Abedin, a longtime aide to Secretary of State Hillary Clinton, is married to former Democratic Rep. Anthony Weiner, who is Jewish.

McCain said that he traveled overseas with Clinton and Abedin when Clinton was a senator.

“I have every confidence in Huma’s loyalty to our country, and everyone else should as well,” he said. “All Americans owe Huma a debt of gratitude for her many years of superior public service. I hope these ugly and unfortunate attacks on her can be immediately brought to an end and put behind us before any further damage is done to a woman, an American, of genuine patriotism and love of country.”

But the larger purpose of condemning the Bachmann allegation, said McCain, is standing up for the character of America.

“Ultimately, what is at stake in this matter is larger even than the reputation of one person,” he added. “This is about who we are as a nation, and who we still aspire to be … When anyone, not least a member of Congress, launches specious and degrading attacks against fellow Americans on the basis of nothing more than fear of who they are and ignorance of what they stand for, it defames the spirit of our nation, and we all grow poorer because of it.”

Bachmann’s office did not return a request for comment.

Rep.
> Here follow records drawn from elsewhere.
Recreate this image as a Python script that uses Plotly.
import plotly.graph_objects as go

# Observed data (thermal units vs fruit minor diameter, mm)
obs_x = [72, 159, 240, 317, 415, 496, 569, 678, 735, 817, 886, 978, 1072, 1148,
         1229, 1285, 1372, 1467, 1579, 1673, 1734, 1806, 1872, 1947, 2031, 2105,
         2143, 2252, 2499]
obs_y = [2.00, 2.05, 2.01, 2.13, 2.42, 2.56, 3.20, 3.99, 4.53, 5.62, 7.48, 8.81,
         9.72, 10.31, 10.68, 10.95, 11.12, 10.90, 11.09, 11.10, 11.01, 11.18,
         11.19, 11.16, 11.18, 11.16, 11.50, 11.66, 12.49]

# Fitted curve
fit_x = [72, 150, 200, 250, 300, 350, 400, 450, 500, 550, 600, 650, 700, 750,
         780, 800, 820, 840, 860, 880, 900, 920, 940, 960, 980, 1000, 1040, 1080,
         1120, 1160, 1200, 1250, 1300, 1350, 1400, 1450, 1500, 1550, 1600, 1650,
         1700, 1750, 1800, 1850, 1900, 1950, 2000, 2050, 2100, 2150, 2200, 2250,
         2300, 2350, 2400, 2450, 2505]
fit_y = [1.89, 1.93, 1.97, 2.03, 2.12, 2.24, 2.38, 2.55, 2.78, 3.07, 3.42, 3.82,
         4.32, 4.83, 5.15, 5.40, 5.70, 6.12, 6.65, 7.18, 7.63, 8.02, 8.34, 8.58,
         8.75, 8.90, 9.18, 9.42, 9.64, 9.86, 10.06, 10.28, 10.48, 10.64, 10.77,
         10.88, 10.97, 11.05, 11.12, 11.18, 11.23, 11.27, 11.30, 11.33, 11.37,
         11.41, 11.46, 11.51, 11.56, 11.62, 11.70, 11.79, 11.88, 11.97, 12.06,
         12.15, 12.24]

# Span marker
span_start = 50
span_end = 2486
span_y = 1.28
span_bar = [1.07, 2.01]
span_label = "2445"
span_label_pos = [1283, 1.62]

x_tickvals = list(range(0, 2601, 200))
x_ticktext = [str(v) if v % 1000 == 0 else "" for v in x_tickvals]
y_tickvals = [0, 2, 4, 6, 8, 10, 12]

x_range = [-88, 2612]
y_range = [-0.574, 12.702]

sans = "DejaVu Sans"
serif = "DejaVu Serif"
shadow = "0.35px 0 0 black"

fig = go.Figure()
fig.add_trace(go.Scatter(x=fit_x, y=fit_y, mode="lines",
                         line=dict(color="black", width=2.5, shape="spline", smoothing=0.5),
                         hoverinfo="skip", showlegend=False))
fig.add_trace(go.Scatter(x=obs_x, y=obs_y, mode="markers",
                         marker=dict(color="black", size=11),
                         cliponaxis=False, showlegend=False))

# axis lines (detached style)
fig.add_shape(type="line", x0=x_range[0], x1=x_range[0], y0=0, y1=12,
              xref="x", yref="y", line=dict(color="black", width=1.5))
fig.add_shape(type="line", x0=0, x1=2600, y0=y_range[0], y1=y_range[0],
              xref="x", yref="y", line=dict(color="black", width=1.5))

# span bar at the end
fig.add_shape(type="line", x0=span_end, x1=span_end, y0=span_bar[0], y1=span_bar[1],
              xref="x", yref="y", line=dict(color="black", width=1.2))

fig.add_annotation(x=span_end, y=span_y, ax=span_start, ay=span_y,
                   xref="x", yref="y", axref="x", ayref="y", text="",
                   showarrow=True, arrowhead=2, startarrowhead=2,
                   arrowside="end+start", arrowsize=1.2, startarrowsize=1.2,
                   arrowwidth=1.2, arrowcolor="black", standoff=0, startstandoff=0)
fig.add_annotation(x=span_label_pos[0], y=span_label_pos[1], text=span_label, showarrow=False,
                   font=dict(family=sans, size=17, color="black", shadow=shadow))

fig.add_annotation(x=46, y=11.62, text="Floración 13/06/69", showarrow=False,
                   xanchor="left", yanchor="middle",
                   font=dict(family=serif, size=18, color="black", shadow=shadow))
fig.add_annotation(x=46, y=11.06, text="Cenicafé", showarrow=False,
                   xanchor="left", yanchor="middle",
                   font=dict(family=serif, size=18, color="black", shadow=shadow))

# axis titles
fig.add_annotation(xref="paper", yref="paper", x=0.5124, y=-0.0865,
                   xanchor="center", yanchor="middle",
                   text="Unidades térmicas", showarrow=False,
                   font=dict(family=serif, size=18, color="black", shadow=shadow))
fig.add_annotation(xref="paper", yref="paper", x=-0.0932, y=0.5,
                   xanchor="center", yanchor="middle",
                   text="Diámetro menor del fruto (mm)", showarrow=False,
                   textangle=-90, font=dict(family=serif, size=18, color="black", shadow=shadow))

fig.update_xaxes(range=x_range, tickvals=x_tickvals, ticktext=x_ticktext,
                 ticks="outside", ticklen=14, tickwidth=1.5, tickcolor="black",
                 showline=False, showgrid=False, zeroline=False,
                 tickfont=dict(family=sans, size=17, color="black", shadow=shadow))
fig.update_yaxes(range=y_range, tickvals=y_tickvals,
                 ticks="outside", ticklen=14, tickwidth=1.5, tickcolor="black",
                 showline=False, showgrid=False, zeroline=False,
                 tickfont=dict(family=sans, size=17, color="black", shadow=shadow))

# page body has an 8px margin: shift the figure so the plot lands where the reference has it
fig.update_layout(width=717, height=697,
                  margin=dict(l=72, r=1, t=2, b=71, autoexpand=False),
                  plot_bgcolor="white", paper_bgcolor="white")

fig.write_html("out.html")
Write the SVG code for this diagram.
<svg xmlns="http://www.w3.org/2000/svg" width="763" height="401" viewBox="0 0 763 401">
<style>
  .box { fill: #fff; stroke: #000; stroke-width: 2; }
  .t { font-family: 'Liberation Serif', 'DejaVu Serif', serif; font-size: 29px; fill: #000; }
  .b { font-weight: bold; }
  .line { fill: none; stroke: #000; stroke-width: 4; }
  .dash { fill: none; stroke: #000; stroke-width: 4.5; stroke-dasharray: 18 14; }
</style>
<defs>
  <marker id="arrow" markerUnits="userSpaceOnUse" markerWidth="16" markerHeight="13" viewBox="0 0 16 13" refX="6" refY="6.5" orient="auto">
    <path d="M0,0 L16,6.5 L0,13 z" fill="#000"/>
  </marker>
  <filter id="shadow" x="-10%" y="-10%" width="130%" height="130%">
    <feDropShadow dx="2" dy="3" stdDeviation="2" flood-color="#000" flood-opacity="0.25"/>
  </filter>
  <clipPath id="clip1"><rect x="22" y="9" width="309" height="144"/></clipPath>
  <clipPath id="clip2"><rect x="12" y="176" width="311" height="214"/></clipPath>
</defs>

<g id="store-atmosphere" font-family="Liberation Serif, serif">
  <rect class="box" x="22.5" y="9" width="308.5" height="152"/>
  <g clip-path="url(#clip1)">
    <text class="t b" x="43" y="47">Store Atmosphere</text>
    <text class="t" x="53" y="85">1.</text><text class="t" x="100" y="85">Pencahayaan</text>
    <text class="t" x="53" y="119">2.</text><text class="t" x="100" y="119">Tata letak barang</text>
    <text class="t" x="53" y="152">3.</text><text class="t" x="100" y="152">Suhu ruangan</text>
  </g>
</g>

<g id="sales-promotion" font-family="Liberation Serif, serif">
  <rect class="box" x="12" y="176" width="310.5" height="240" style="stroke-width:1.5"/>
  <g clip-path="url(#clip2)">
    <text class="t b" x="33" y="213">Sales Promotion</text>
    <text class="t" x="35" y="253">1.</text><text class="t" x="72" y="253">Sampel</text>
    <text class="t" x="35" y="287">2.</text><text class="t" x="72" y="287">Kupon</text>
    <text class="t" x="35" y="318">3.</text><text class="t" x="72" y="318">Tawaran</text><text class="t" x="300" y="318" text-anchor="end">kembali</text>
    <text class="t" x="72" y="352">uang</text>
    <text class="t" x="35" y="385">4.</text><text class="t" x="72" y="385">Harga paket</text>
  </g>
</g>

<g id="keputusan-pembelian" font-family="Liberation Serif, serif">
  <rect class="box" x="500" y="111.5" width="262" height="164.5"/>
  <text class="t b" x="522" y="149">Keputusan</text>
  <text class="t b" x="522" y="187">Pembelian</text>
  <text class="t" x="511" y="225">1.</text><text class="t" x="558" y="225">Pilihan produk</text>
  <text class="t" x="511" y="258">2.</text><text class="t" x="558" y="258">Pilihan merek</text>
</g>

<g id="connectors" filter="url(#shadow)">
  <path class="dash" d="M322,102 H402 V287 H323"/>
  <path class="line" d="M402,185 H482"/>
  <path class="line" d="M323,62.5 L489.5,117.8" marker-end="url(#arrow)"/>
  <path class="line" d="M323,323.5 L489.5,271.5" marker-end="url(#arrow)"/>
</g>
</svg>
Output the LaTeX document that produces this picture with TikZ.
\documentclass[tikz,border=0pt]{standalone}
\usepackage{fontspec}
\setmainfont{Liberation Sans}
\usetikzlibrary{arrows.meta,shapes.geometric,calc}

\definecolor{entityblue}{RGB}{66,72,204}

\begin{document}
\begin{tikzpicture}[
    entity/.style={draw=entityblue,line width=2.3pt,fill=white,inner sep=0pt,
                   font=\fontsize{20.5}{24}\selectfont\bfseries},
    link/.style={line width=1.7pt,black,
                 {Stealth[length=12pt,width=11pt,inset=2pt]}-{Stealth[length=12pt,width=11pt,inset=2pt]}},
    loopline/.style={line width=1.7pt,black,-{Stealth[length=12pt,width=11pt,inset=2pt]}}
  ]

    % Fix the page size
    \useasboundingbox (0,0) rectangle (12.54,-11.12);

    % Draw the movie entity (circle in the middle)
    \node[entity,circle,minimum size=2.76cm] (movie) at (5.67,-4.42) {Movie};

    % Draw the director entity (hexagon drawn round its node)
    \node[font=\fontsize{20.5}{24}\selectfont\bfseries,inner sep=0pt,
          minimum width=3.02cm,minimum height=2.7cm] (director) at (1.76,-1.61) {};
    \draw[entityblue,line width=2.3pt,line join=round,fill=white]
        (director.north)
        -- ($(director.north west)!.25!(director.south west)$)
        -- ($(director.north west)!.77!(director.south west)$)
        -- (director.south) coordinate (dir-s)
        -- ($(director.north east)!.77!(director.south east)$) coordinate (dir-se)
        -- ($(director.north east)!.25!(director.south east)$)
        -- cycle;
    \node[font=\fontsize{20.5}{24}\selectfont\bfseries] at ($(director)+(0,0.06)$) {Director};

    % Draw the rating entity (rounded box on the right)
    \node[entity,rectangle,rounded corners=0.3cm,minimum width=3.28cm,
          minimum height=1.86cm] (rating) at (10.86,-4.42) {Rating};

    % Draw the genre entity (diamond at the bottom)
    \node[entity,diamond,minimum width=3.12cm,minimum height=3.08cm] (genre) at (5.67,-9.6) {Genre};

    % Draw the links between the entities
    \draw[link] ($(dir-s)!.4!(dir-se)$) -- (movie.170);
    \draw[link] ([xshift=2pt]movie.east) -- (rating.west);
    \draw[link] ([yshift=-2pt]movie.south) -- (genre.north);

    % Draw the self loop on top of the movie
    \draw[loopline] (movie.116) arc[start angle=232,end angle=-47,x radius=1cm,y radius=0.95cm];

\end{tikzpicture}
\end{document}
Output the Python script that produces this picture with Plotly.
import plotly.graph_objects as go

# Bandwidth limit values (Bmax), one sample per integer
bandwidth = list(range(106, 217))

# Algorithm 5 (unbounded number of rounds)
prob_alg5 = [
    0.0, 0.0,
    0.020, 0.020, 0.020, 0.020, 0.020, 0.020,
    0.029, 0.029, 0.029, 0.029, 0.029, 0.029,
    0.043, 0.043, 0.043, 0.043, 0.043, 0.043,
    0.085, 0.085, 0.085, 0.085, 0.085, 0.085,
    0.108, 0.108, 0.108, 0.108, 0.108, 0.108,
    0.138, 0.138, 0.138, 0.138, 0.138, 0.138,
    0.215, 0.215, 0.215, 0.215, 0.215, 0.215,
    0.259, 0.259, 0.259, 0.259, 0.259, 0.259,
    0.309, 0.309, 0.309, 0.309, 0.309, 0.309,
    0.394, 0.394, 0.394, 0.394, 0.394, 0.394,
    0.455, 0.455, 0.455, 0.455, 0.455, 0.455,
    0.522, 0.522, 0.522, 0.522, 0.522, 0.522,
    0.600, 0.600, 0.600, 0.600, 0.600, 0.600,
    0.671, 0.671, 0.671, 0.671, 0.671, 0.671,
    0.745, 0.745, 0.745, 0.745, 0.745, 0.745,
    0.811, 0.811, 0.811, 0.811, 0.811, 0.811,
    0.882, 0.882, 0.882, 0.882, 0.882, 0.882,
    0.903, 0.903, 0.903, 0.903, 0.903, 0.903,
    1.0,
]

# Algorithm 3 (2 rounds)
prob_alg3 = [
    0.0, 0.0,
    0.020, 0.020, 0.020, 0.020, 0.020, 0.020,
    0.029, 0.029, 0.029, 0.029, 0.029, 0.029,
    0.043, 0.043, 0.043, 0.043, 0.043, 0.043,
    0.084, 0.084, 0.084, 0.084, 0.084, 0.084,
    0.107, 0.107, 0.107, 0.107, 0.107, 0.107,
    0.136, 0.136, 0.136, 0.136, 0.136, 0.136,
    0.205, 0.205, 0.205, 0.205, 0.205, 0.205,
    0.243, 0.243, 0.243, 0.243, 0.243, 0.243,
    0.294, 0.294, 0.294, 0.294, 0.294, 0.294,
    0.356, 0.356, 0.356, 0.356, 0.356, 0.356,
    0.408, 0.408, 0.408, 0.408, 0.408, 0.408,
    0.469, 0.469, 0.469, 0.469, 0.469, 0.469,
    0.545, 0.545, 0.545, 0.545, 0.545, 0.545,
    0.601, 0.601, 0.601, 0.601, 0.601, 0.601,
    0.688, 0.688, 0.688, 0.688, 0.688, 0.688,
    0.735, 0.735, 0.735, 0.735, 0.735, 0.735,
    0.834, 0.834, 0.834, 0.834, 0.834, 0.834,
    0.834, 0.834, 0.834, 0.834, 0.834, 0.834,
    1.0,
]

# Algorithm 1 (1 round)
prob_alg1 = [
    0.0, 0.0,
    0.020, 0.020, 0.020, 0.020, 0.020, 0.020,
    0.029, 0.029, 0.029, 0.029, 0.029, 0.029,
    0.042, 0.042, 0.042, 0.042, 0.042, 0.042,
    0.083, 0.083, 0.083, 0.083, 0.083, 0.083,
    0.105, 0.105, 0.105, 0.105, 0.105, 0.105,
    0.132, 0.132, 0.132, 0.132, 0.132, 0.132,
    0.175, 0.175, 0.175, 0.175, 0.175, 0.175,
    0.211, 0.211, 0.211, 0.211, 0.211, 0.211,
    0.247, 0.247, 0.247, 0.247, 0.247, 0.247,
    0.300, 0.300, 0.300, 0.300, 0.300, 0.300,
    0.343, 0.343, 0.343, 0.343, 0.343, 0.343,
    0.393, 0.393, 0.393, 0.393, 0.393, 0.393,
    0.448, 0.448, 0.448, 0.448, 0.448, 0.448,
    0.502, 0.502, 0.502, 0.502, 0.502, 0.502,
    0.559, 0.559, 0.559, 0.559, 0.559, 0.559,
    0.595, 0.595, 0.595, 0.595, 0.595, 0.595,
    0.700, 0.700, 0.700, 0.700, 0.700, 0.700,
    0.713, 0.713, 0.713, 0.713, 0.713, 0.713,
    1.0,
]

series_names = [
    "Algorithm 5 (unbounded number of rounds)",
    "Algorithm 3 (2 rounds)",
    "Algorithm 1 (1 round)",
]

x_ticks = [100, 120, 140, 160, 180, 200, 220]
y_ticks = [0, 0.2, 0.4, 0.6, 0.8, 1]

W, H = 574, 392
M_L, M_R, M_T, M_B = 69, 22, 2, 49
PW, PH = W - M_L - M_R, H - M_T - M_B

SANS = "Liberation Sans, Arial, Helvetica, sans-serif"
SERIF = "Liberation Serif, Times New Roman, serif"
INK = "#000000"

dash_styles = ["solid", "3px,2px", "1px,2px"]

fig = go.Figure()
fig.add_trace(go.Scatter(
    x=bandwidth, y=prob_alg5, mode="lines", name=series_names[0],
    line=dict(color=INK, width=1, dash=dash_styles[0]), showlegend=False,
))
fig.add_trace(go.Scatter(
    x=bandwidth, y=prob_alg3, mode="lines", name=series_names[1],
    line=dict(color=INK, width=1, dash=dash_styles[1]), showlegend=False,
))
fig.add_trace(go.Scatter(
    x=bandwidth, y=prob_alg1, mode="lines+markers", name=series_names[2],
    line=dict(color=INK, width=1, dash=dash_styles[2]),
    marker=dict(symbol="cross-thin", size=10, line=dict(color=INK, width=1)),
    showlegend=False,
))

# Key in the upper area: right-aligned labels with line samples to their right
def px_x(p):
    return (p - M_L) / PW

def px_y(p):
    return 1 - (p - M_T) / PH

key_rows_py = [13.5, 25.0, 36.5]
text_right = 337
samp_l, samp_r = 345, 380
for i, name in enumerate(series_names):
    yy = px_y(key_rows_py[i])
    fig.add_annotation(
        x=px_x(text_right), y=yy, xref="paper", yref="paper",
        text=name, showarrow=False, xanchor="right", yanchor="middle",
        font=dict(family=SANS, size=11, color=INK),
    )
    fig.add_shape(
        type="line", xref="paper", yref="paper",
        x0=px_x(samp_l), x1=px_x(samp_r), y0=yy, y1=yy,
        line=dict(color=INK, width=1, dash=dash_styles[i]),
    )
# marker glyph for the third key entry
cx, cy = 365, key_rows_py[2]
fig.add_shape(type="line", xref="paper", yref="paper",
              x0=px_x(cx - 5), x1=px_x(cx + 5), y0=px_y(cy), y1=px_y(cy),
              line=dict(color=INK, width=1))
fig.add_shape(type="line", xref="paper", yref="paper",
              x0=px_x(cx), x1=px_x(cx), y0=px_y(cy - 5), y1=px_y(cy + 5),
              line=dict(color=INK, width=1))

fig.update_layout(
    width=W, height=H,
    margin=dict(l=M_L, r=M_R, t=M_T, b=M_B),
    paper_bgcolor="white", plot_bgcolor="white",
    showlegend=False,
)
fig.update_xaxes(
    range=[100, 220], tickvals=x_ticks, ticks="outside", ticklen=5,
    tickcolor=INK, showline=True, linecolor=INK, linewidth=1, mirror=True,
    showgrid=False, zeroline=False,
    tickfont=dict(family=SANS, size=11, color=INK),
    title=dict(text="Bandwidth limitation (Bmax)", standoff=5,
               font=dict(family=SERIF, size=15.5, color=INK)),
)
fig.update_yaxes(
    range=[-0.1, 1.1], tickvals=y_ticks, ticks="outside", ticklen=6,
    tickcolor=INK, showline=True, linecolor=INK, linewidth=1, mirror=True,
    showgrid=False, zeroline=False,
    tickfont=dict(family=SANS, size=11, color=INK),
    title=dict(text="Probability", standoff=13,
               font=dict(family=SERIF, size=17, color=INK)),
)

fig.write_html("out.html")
Keith Ellison (D-Minn.), who was the first Muslim-American elected to Congress, has also condemned the allegations against Abedin.

“I think it just is the worst of guilt by association,” Ellison told CNN’s Anderson Cooper. “I think it’s really reprehensible and I do hope that people stand up to it.”

UPDATE: 1:29 p.m. — Ellison also sent Bachmann a letter on Wednesday, saying he still did not find any evidence supporting her Muslim Brotherhood claims even after she responded to his July 12 letter to her asking for more information about her allegations.

“A careful review of your 16-page response reveals that you fail to provide any credible evidence for your claims, engage in guilt by association, and continue to rely on discredited sources,” he wrote.